This quote describes how I felt while reading this book. It is harsh. Seriously HARSH. It is like watching a train wreck happen, knowing there is nothing that can stop it. It made me angry that life is often so difficult. It made me angry that some people are addicts and that the rest of us cannot save them from it. It made me angry that life is so hard.

It is a strange, experimental book, which seems appropriate to the subject matter. It is dark. Seriously DARK. And I liked that about it. These people are needy, self-abusive and sad. They are co-dependent. And all of that makes them more real and more sympathetic.

I started off rating this 3 stars -- because I didn't really enjoy it at all. But as I wrote this short review I went back and bumped it up to 4 stars -- because I realized how strongly I was responding.
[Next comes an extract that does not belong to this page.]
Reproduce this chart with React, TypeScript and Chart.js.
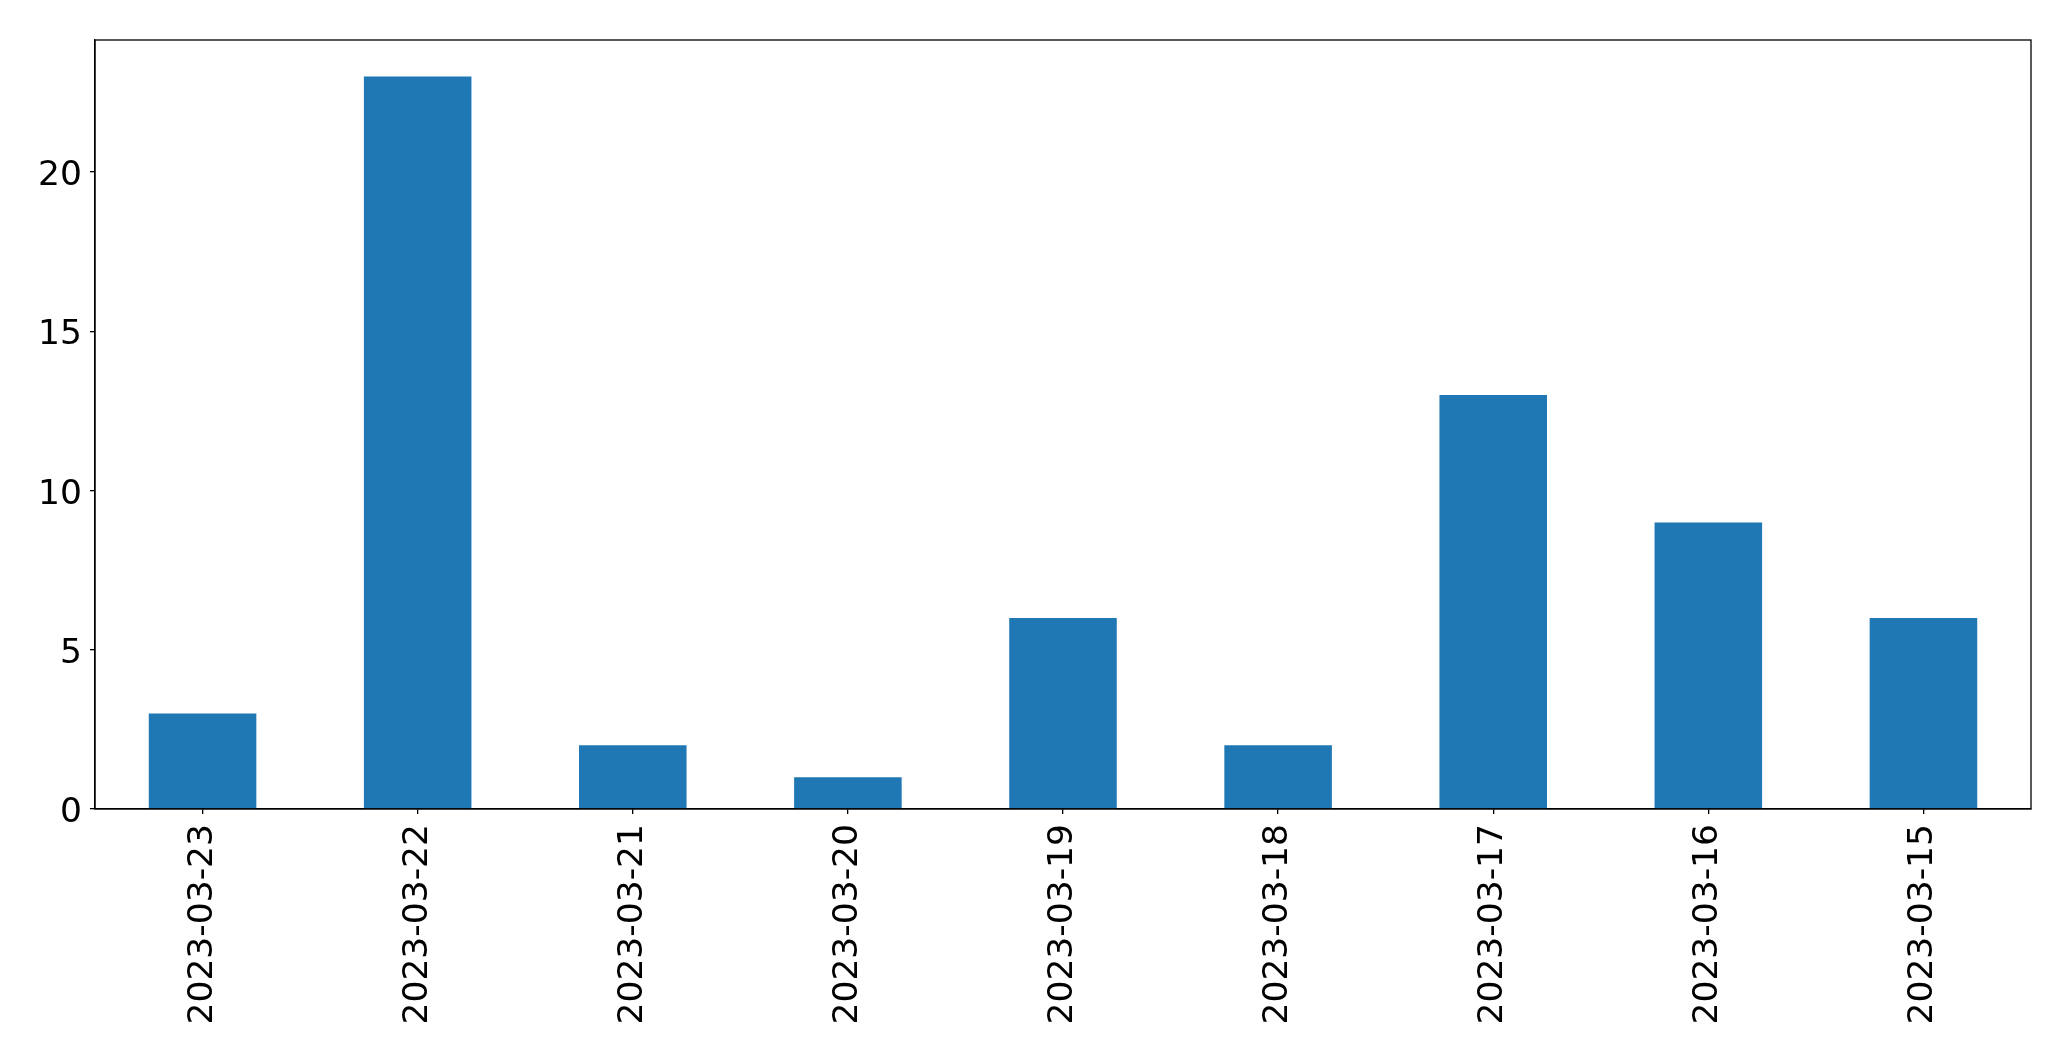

Kristel (kristelh) | 4259 comments Mod
I was surprised by this book. I ended up with an appreciation of it when I expected to dislike it. The book was written by Hubert Selby, Jr in 1978. It is a story that tells the story of four people living in the Bronx. Selby is an author who endeavors to attack the American dream and his book looks at life lived in urban poverty and addictions. It is a story of addictions; addictions to TV, addictions to food, addictions to drugs and the desire to achieve something but never getting there. Selby captures the spiral of degradation that these addictions bring to Sara the mother addicted to TV and food, her son Harry with a dream to have a coffee house, Tyrone C. Love, and their girlfriends. It explores loneliness, futility and being unnecessary. The author captures the downward spiral into madness. The story is a bit dated. Published in the late 70s, it depicts mental illness care as a pretty grim thing doing harm rather than helping. It depicts the animosity of the south toward blacks. It depicts the horrors of drug addiction but all that reality will hardly give pause to a person falling into the same demise and accurately displayed by the old man talking to Tyrone in jail. The addicts constantly tell themselves that it is "not me".

Quotes
"Nobody know who they are. Everybody is running around looking for an identitiy or trying to borrow one, only they don't know it."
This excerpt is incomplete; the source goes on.